By calling the simulate function and passing a dictionary of parameters, users can execute a complete simulation process. The input parameters include the simulation setting, dataset name, test configuration ID, visualization option, path to the default configuration file, action sequence file, planning time log, and result save path. Upon completion, the system returns evaluation results including packing efficiency, decision trajectories, and execution time for subsequent algorithm benchmarking and performance analysis.

Before running the simulation, users need to generate action.json and planning_time.json using the Submit module, and configure the default.yaml file accordingly—especially the data path for testing.
You can click here to download sample files.

This module supports fast switching of algorithms and dataset configurations, making it a versatile tool for testing and comparing online bin packing algorithms. It offers high compatibility and strong visualization capabilities.

Metric

Summary of metrics used in online bin packing.
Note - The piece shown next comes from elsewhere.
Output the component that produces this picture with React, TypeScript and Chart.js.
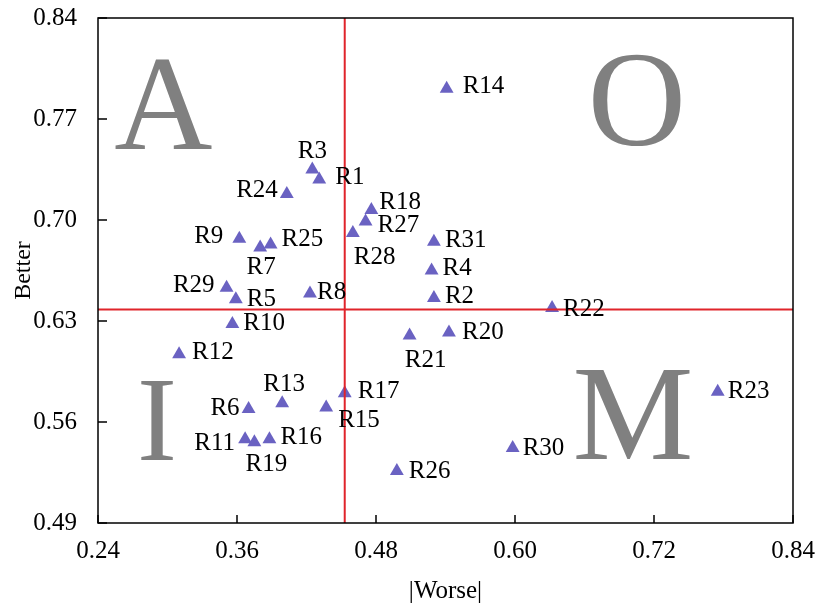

The first column indicates the type of the metric. ^* indicates the two metrics that we propose: Collapsed Placement and Dangerous Operation.

Type	Metric	Weight	Description
Compactness	Space Utilization	0.35	Ratio placed item volume to the container volume.
Compactness	Occupancy	0.15	Ratio of placed item volume to occupied space.
Inference Efficiency	Decision Time	0.08	Average algorithmic decision time per placement.
Stability	Local Stability	0.07	Average distance between target and actual positions.
Stability	Static Stability	0.15	Rewards based on the linear and angular velocities of the box.
Execution Efficiency	Trajectory Length	0.08	Average end-effector trajectory length.
	Collapsed Placement^*	0.07	Fraction of placements that collapse.
	Dangerous Operation^*	0.05	Fraction of unsafe robotic actions.

These metrics form the basis of the scoring system described in the Benchmark page and are used across the Math Pack, Physics Pack, and Execution Pack with different combinations.